Matchstick Marvels Museum, Glabrook, Iowa
Do you remember, back in the day, when matches were still used to light candles and fires? It turns out that same item collectively glued together can create some pretty spectacular pieces of art. That’s exactly what native Iowan artist Patrick Acton has done when he decided to create scale-models of famous ships, airplanes, and both real life and fiction attractions. His hobby for gluing small pieces of wood together led him to open the Matchstick Marvels Museum, where visitors from around the world can view his works of art such as the model of the USS Constitution, the Wrights Brother’s Flyer, and Hogwarts School of Witchcraft and Wizardry. The oldest item on display was a simple scale-model of a church that Acton completed way back in 1977. Since then, his projects became more ambitious, as demonstrated by his recent projects that included a scaled down replica of the International Space Station, which is on display at NASA’s Space Center in Houston, Texas. Matchstick Marvels Museum continues to be one of Iowa’s most popular attractions.
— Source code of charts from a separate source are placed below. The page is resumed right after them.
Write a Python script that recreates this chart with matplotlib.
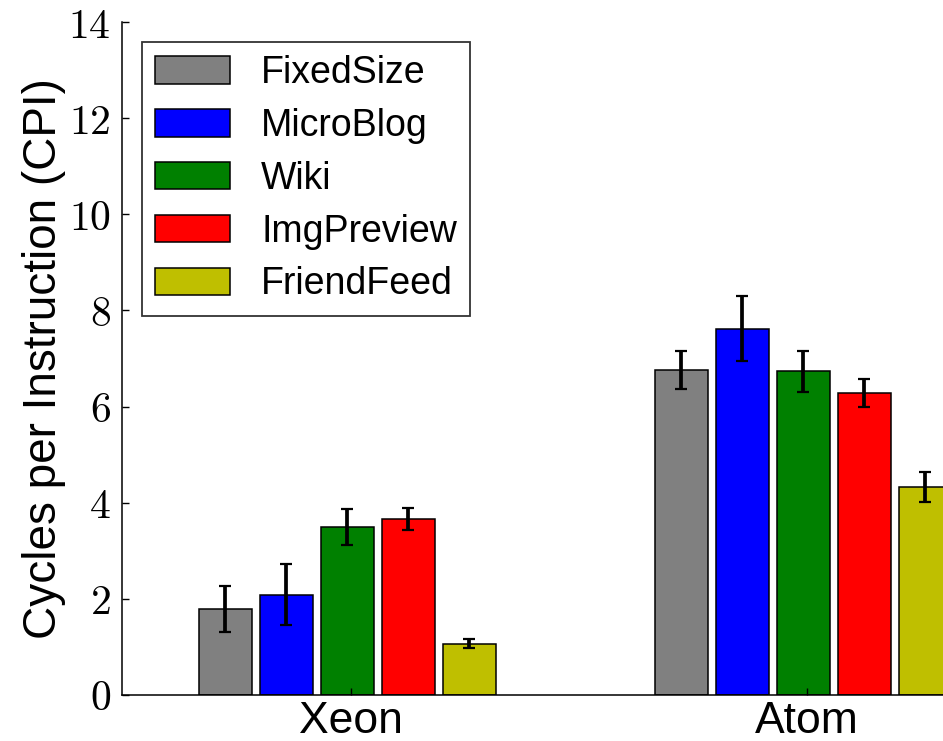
import matplotlib
matplotlib.use("Agg")
import matplotlib.pyplot as plt
import numpy as np

plt.rcParams['font.family'] = ['Liberation Sans', 'DejaVu Sans']
plt.rcParams['mathtext.fontset'] = 'cm'

groups = ["Xeon", "Atom"]
series = ["FixedSize", "MicroBlog", "Wiki", "ImgPreview", "FriendFeed"]
values = {
    "FixedSize":  [1.79, 6.76],
    "MicroBlog":  [2.09, 7.62],
    "Wiki":       [3.49, 6.73],
    "ImgPreview": [3.66, 6.28],
    "FriendFeed": [1.07, 4.33],
}
errors = {
    "FixedSize":  [0.47, 0.39],
    "MicroBlog":  [0.63, 0.67],
    "Wiki":       [0.37, 0.42],
    "ImgPreview": [0.23, 0.29],
    "FriendFeed": [0.10, 0.31],
}
yticks = [0, 2, 4, 6, 8, 10, 12, 14]

colors = ["#808080", "#0000ff", "#008000", "#ff0000", "#bfbf00"]

W, H = 943, 741
fig = plt.figure(figsize=(W / 100, H / 100), dpi=100)
ax = fig.add_axes([122 / W, (H - 695) / H, 912.6 / W, 673 / H])

ind = np.arange(len(groups))
step = 0.1337
width = 0.116
first = -0.275
for i, s in enumerate(series):
    ax.bar(ind + first + i * step, values[s], width, color=colors[i],
           edgecolor="black", linewidth=1.1, label=s,
           yerr=errors[s], error_kw=dict(ecolor="black", elinewidth=2.7,
                                         capsize=4.6, capthick=1.6))

ax.set_xlim(-0.502, 1.5)
ax.set_ylim(0, 14)
ax.set_yticks(yticks)
ax.set_yticklabels([f"${v}$" for v in yticks], fontsize=30)
ax.set_xticks(ind)
ax.set_xticklabels(groups, fontsize=32)
ax.tick_params(axis="both", direction="in", length=5, width=1, top=False,
               right=True)
ax.tick_params(axis="y", pad=8)
ax.tick_params(axis="x", pad=4)
ax.spines["top"].set_visible(False)
for sp in ["left", "bottom", "right"]:
    ax.spines[sp].set_linewidth(1.1)
ax.set_ylabel("Cycles per Instruction (CPI)", fontsize=33, labelpad=1.5)

leg = ax.legend(loc="upper left", fontsize=27, fancybox=False,
                borderaxespad=0.53, handlelength=2.0, handleheight=0.75,
                handletextpad=0.83, labelspacing=0.45, borderpad=0.35)
leg.get_frame().set_edgecolor("black")
leg.get_frame().set_linewidth(1.3)

fig.savefig("out.png", dpi=100)
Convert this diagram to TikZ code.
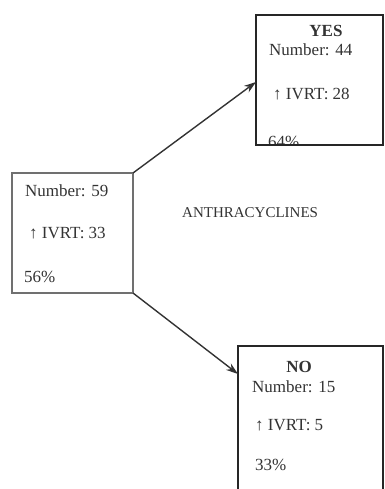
\documentclass[tikz,border=0pt]{standalone}
\usepackage{fontspec}
\setmainfont{Liberation Serif}
\usetikzlibrary{arrows.meta}
\definecolor{txt}{HTML}{333333}
\definecolor{lbox}{HTML}{707070}
\tikzset{
  lbl/.style={anchor=base west, inner sep=0pt, text=txt, font=\fontsize{17}{17}\selectfont},
  ttl/.style={anchor=base, inner sep=0pt, text=txt, font=\fontsize{17}{17}\selectfont\bfseries},
  mainbox/.style={draw=lbox, line width=1.3pt},
  outbox/.style={draw=black!85, line width=2pt},
  conn/.style={draw=black!80, line width=1.4pt, -{Stealth[length=12pt,width=8pt]}}
}
\begin{document}
\begin{tikzpicture}[x=1pt,y=-1pt]
\useasboundingbox (0,0) rectangle (384,489);
% boxes as coordinates
\coordinate (Lnw) at (12,173);
\coordinate (Lse) at (133,293);
\coordinate (Ynw) at (256,15);
\coordinate (Yse) at (383,145);
\coordinate (Nnw) at (238,346);
\coordinate (Nse) at (383,500);
% left box
\node[lbl] (l1) at (25,196) {Number: 59};
\node[lbl] (l2) at (29,238) {↑ IVRT: 33};
\node[lbl] (l3) at (24,282) {56\%};
\draw[mainbox] (Lnw) rectangle (Lse);
% YES box
\begin{scope}
\clip (Ynw) rectangle (Yse);
\node[ttl] (y0) at (326,37) {YES};
\node[lbl] (y1) at (269,56) {Number: 44};
\node[lbl] (y2) at (273,100) {↑ IVRT: 28};
\node[lbl] (y3) at (268,147) {64\%};
\end{scope}
\draw[outbox] (Ynw) rectangle (Yse);
% NO box
\node[ttl] (n0) at (299,372) {NO};
\node[lbl] (n1) at (252,392) {Number: 15};
\node[lbl] (n2) at (255,430) {↑ IVRT: 5};
\node[lbl] (n3) at (255,470) {33\%};
\draw[outbox] (Nnw) rectangle (Nse);
% label
\node[anchor=base west, inner sep=0pt, text=txt, font=\fontsize{15}{15}\selectfont] (ant) at (182,217) {ANTHRACYCLINES};
% connectors
\coordinate (Lne) at (Lse |- Lnw);
\coordinate (Yin) at (256,82);
\coordinate (Nin) at (238,374);
\draw[conn] (Lne) -- (Yin);
\draw[conn] (Lse) -- (Nin);
\end{tikzpicture}
\end{document}
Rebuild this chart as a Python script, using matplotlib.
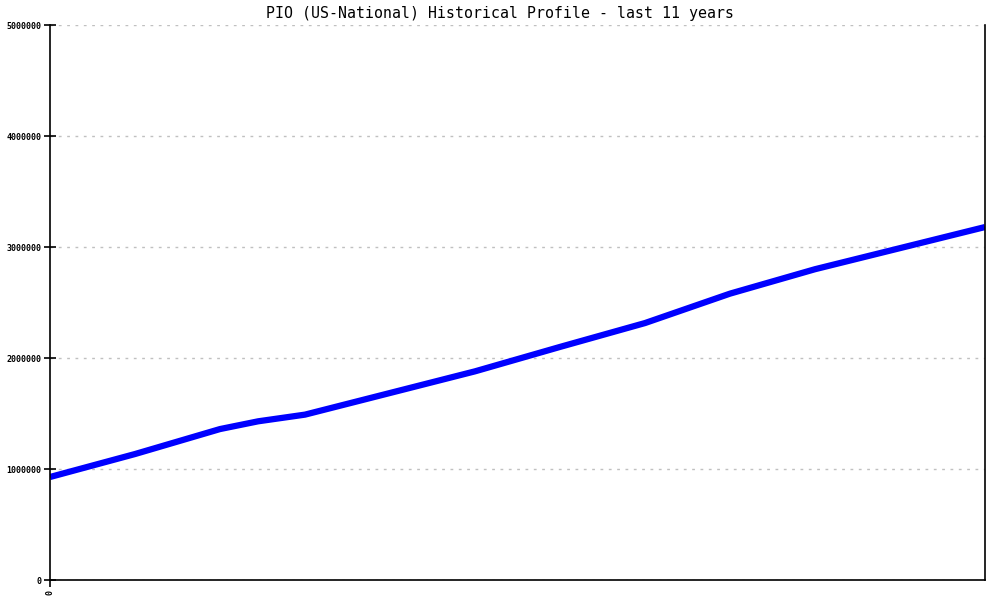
import matplotlib
matplotlib.use("Agg")
import matplotlib.pyplot as plt

# samples over the last 11 years (x in years)
years = [0, 1, 2, 2.45, 3, 4, 5, 6, 7, 8, 9, 10, 11]
values = [928000, 1135000, 1360000, 1430000, 1490000, 1685000, 1880000,
          2100000, 2315000, 2580000, 2800000, 2990000, 3180000]
yticks = [0, 1000000, 2000000, 3000000, 4000000, 5000000]

fig = plt.figure(figsize=(10, 6), dpi=100)
ax = fig.add_axes([0.05, 0.0333, 0.935, 0.925])

ax.plot(years, values, color="#0000ff", linewidth=4.5, solid_capstyle="butt",
        solid_joinstyle="round")

ax.set_xlim(0, 11)
ax.set_ylim(0, 5000000)
ax.set_yticks(yticks)
ax.set_yticklabels([str(v) for v in yticks], family="DejaVu Sans Mono",
                   fontsize=6, fontweight="bold")
ax.set_xticks([0])
ax.set_xticklabels(["0"], rotation=90, family="DejaVu Sans Mono",
                   fontsize=6, fontweight="bold")
ax.tick_params(axis="y", direction="inout", length=8, width=1.2, pad=2)
ax.tick_params(axis="x", direction="out", length=5, width=1.2, pad=2)

ax.yaxis.grid(True, linestyle=(0, (2, 4)), color="#c0c0c0", linewidth=1)
ax.set_axisbelow(True)
ax.spines["top"].set_visible(False)
for s in ["left", "bottom", "right"]:
    ax.spines[s].set_linewidth(1.2)
    ax.spines[s].set_color("black")

fig.text(0.5, 0.978, "PIO (US-National) Historical Profile - last 11 years",
         ha="center", va="center", family="DejaVu Sans Mono", fontsize=10.7)

fig.savefig("out.png", dpi=100)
National Mustard Museum, Middleton, Wisconsin
The culmination of this road trip to the quirky US Midwest museums takes us to a town in Wisconsin called Middleton, where fans of mustard will find themselves a very nice surprise. Enter the National Mustard Museum, (that’s right, a museum dedicated solely to mustards), where you’ll find over 5,000 different types, hailed from more than 70 countries. What’s even more interesting than the museum itself is its backstory? Founder and curator Barry Levenson came up with the idea after an excursion at the supermarket the night his beloved Boston Red Sox lost the World Series in 1986. He was perusing the mustard aisle when he heard a voice telling him to start a collection. Six years later, in 1992, he left full-time job and opened the museum.